For most folks, a nice hug and some sympathy can help a bit after we get pushed around. Turns out, chimpanzees use hugs and kisses the same way. And it works. Researchers studying people’s closest genetic relatives found that stress was reduced in chimps that were victims of aggression if a third chimp stepped in to offer consolation.
"Consolation usually took the form of a kiss or embrace," said Orlaith Fraser of the Research Centre in Evolutionary Anthropology and Paleoecology at Liverpool John Moores University in England. "This is particularly interesting," she said, because this behaviour is rarely seen other than after a conflict.
"If a kiss was used, the consoler would press his or her open mouth against the recipient’s body, usually on the top of the head or their back. An embrace consisted of the consoler wrapping one or both arms around the recipient."
The result was a reduction of stress behaviour such as scratching or self-grooming by the victim of aggression, Fraser and colleagues report in Proceedings of the National Academy of Sciences.

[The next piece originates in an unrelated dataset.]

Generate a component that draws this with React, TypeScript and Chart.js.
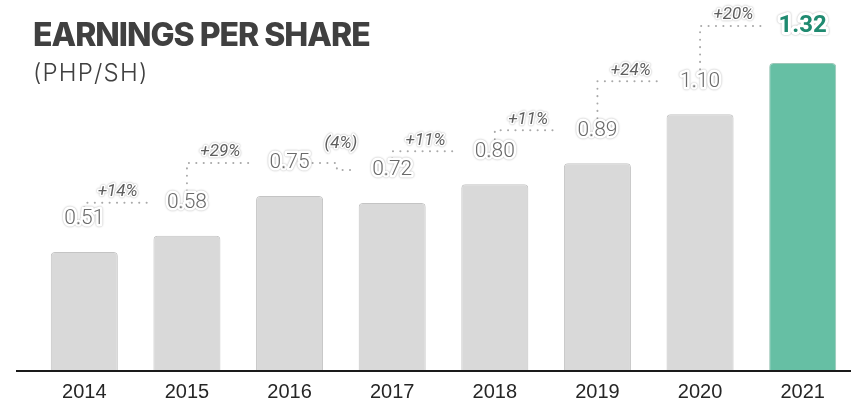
import React, { useEffect, useRef } from "react";
import { Chart, registerables } from "chart.js";

Chart.register(...registerables);

const years = ["2014", "2015", "2016", "2017", "2018", "2019", "2020", "2021"];
const eps = [0.51, 0.58, 0.75, 0.72, 0.8, 0.89, 1.1, 1.32];
const epsLabels = ["0.51", "0.58", "0.75", "0.72", "0.80", "0.89", "1.10", "1.32"];
const growthLabels = ["+14%", "+29%", "(4%)", "+11%", "+11%", "+24%", "+20%"];

const GRAY = "#d9d9d9";
const TEAL = "#66bfa4";

function haloText(ctx: CanvasRenderingContext2D, text: string, x: number, y: number, font: string, color: string, halo = 5) {
  ctx.save();
  ctx.setLineDash([]);
  ctx.font = font;
  ctx.textAlign = "center";
  ctx.textBaseline = "middle";
  ctx.lineJoin = "round";
  ctx.save();
  ctx.shadowColor = "rgba(0,0,0,0.35)";
  ctx.shadowBlur = 2;
  ctx.strokeStyle = "#ffffff";
  ctx.lineWidth = halo;
  ctx.strokeText(text, x, y);
  ctx.restore();
  ctx.fillStyle = color;
  ctx.fillText(text, x, y);
  ctx.restore();
}

const annotPlugin = {
  id: "annot",
  afterDatasetsDraw(chart: any) {
    const ctx: CanvasRenderingContext2D = chart.ctx;
    const meta = chart.getDatasetMeta(0);
    const yScale = chart.scales.y;
    const base = yScale.getPixelForValue(0);
    const last = meta.data.length - 1;

    ctx.save();
    ctx.strokeStyle = "#1a1a1a";
    ctx.lineWidth = 2;
    ctx.beginPath();
    ctx.moveTo(16, base);
    ctx.lineTo(chart.width, base);
    ctx.stroke();
    ctx.restore();

    const pts = meta.data.map((el: any, i: number) => ({ x: el.x, y: el.y - (i === last ? 37 : 33) }));

    // connectors
    ctx.save();
    ctx.strokeStyle = "#a9a9a9";
    ctx.lineWidth = 2;
    ctx.lineCap = "round";
    ctx.setLineDash([0.1, 7.3]);
    const textPos: { x: number; y: number }[] = [];
    for (let i = 0; i < pts.length - 1; i++) {
      const a = pts[i];
      const b = pts[i + 1];
      ctx.beginPath();
      if (eps[i + 1] >= eps[i]) {
        const endX = b.x - 40;
        ctx.moveTo(a.x, a.y - 12);
        ctx.lineTo(a.x, b.y);
        ctx.lineTo(endX, b.y);
        textPos.push({ x: (a.x + endX) / 2 + 2, y: b.y - 11 });
      } else {
        const sx = a.x + 23;
        const ex = b.x - 35;
        const mx = (sx + ex) / 2 + 2;
        ctx.moveTo(sx, a.y);
        ctx.lineTo(mx, a.y);
        ctx.lineTo(mx, b.y);
        ctx.lineTo(ex, b.y);
        textPos.push({ x: (sx + ex) / 2 + 6, y: a.y - 19 });
      }
      ctx.stroke();
    }
    ctx.restore();

    // value labels
    pts.forEach((p: any, i: number) => {
      if (i === last) {
        haloText(ctx, epsLabels[i], p.x, p.y, "700 24px Roboto", "#1f8a70", 6);
      } else {
        haloText(ctx, epsLabels[i], p.x, p.y, "300 21px Roboto", "#6a6a6a", 5);
      }
    });

    // growth labels
    textPos.forEach((p, i) => {
      haloText(ctx, growthLabels[i], p.x, p.y, "italic 400 17px Roboto", "#5e5e5e", 3);
    });
  },
};

export default function App() {
  const ref = useRef<HTMLCanvasElement | null>(null);

  useEffect(() => {
    document.body.style.margin = "0";
    if (!ref.current) return;
    const chart = new Chart(ref.current, {
      type: "bar",
      data: {
        labels: years,
        datasets: [
          {
            data: eps,
            backgroundColor: eps.map((_, i) => (i === eps.length - 1 ? TEAL : GRAY)),
            borderColor: eps.map((_, i) => (i === eps.length - 1 ? "#9cc7b8" : "#c4c4c4")),
            borderWidth: 1,
            borderSkipped: "bottom",
            borderRadius: 4,
            barPercentage: 0.653,
            categoryPercentage: 1,
          },
        ],
      },
      options: {
        responsive: false,
        animation: false,
        devicePixelRatio: 1,
        layout: { padding: { left: 33, right: 1, top: 21, bottom: -10 } },
        plugins: {
          legend: { display: false },
          tooltip: { enabled: false },
          title: { display: false },
        },
        scales: {
          x: {
            grid: { display: false, drawTicks: false },
            border: { display: false },
            ticks: {
              color: "#262626",
              font: { family: "'Liberation Sans', Arial, sans-serif", size: 20, lineHeight: 1.1 },
              padding: 10,
              maxRotation: 0,
              autoSkip: false,
            },
          },
          y: { display: false, min: 0, max: 1.5 },
        },
      },
      plugins: [annotPlugin],
    });
    return () => chart.destroy();
  }, []);

  return (
    <div style={{ position: "fixed", left: 0, top: 0, width: 851, height: 403, overflow: "hidden", background: "#fff" }}>
      <canvas ref={ref} width={855} height={403} style={{ display: "block", width: 855, height: 403 }} />
      <div
        style={{
          position: "absolute",
          left: 33,
          top: 19,
          fontFamily: "Inter, 'Open Sans', sans-serif",
          fontWeight: 800,
          fontSize: 32,
          lineHeight: "32px",
          letterSpacing: "-1px",
          color: "#404040",
          whiteSpace: "nowrap",
        }}
      >
        EARNINGS PER SHARE
      </div>
      <div
        style={{
          position: "absolute",
          left: 33,
          top: 61,
          fontFamily: "Inter, 'Open Sans', sans-serif",
          fontWeight: 300,
          fontSize: 24,
          lineHeight: "24px",
          letterSpacing: "1.2px",
          color: "#404040",
          whiteSpace: "nowrap",
        }}
      >
        (PHP/SH)
      </div>
    </div>
  );
}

Frans de Waal of the Yerkes Primate Centre at Emory University in Atlanta said the study is important because it shows the relationship between consolation and stress reduction. Previous researchers have claimed that consolation had no effect on stress, said de Waal, who was not part of Fraser’s research team.
"This study removes doubt that consolation really does what the term suggests: provide relief to distressed parties after conflict. The evidence is compelling and makes it likely that consolation behaviour is an expression of empathy," de Waal said. De Waal suggested that this evidence of empathy in apes is "perhaps equivalent to what in human children is called ’sympathetic concern’."
That behaviour in children includes touching and hugging of distressed family members and "is in fact identical to that of apes, and so the comparison is not far-fetched", he said. While chimps show this empathy, monkeys do not, he added.
There is also suggestive evidence of such behaviour in large-brained birds and dogs, said Fraser, but it has not yet been shown that it reduces stress levels in those animals.